L’attività pubblicitaria di Cappiello in particolare, è particolarmente significativa, in quanto egli percepisce il fatto che in pubblicità è fondamentale rendere la presenza della merce un evento unico quindi immediatamente riconoscibile e soprattutto indelebile dalla memoria.

Egli, nonostante sia un pittore (appartiene al gruppo dei pittori post-macchiaioli) e quindi cresciuto artisticamente con dei criteri e regole sviluppatesi lungo tutta la sua crescita artistica, riesce a infondere nei suoi cartelloni su un linguaggio fortemente pubblicitario.

Nell’elaborazione dei suoi manifesti la merce è subordinata spesso ad un’immagine-simbolo che la rappresenta (egli era solito definire questa immagine sorprendente, ad alto impatto visivo come “arabesco”), inizia a precorrere il concetto di “simbolo o marchio” identificativo della merce.

In tal modo il manifesto non è più la semplice rappresentazione di una scena o di un’allegoria che richiama al prodotto ma lo reinventa e diventa un vero e proprio marchio.

Il manifesto che dà l’avvio a questo modo espressivo è quello che raffigura una donna verde su un cavallo rosso con sfondo nero e scritte gialle, per la ditta Klaus produttrice di cioccolato .

 

Alcuni altri modelli grafici che hanno influenzato e segnato tutto il percorso creativo della comunicazione visiva, possono essere individuati in: il cavallo rosso zebrato per Cinzano e un folletto che esce da un’arancia per Campari.

In tal modo Cappiello ha anticipato un fenomeno noto con il nome di “vampirizzazione”.

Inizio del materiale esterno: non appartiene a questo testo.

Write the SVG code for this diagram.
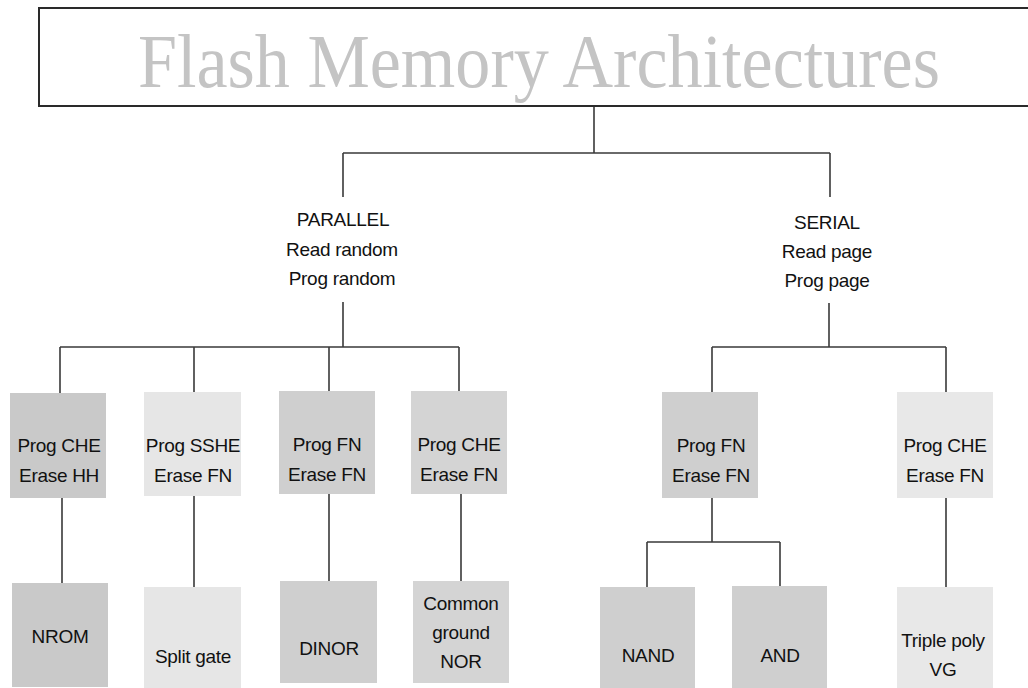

Il messaggio pubblicitario rischia di essere talmente forte, per cui si crea una così stretta associazione tra personaggio e prodotto che quest’ultimo finisce per esistere solo come attributo del personaggio stesso (o addirittura rischia di essere dimenticato!).

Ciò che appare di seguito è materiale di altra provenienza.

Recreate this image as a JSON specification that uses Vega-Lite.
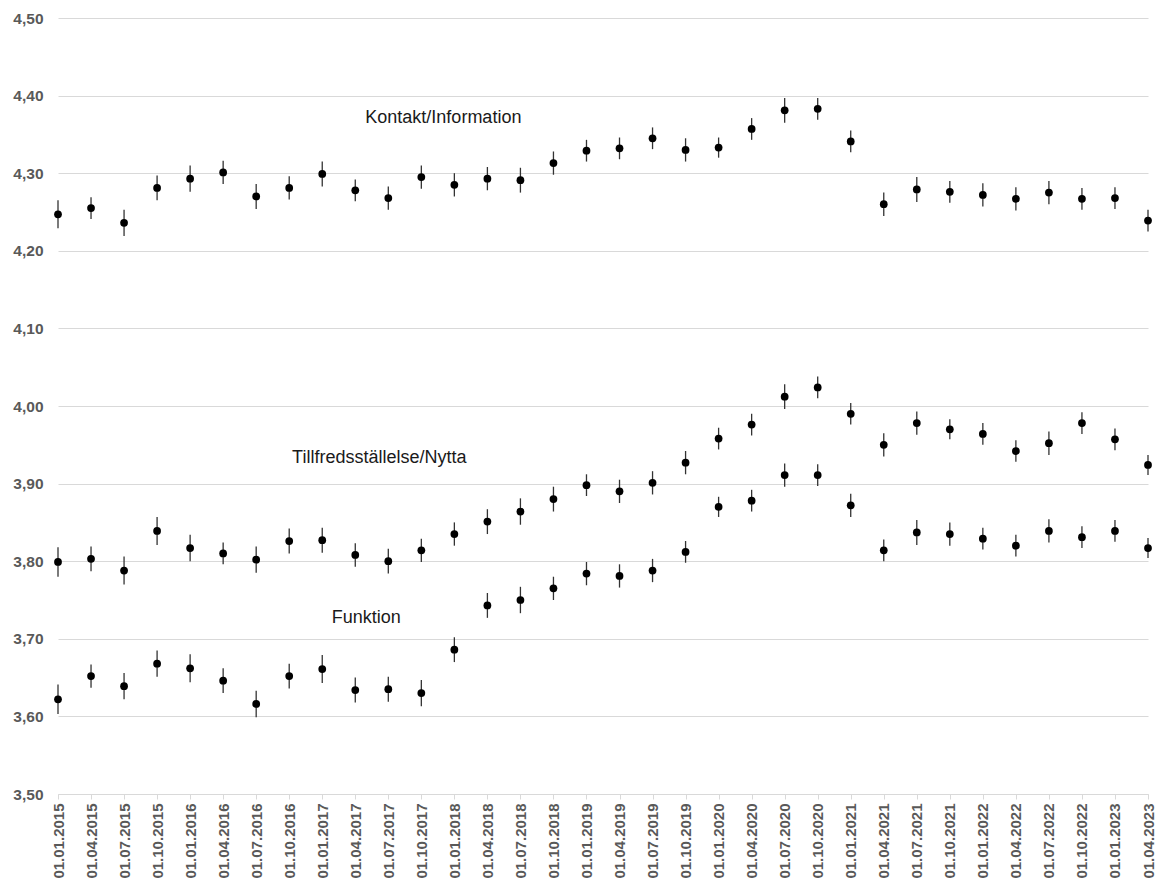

Anche Aleandro Terzi si è cimentato in questo ambito di comunicazione con l’elaborazione di immagini-marchio per esempio nel caso della scimmietta per il dentifricio Dentol (1920) e con il famoso cane del Colorificio Italiano (che poi diventò  Max Meyer, del 1921).

 

Diversa è invece la storia seguita da Dudovich che invece viene ricordato soprattutto per aver “messo in scena” gli agi della borghesia italiana nel periodo della Belle Époque.

Eleganza, mondanità e inserimento di veri e propri slogan:

  • A dir le mie virtù basta un sorriso per Kaliklor,
  • C’è una Bugatti non si passa! per le omonime autovetture e
  • Fisso l’idea per gli inchiostri di Padova.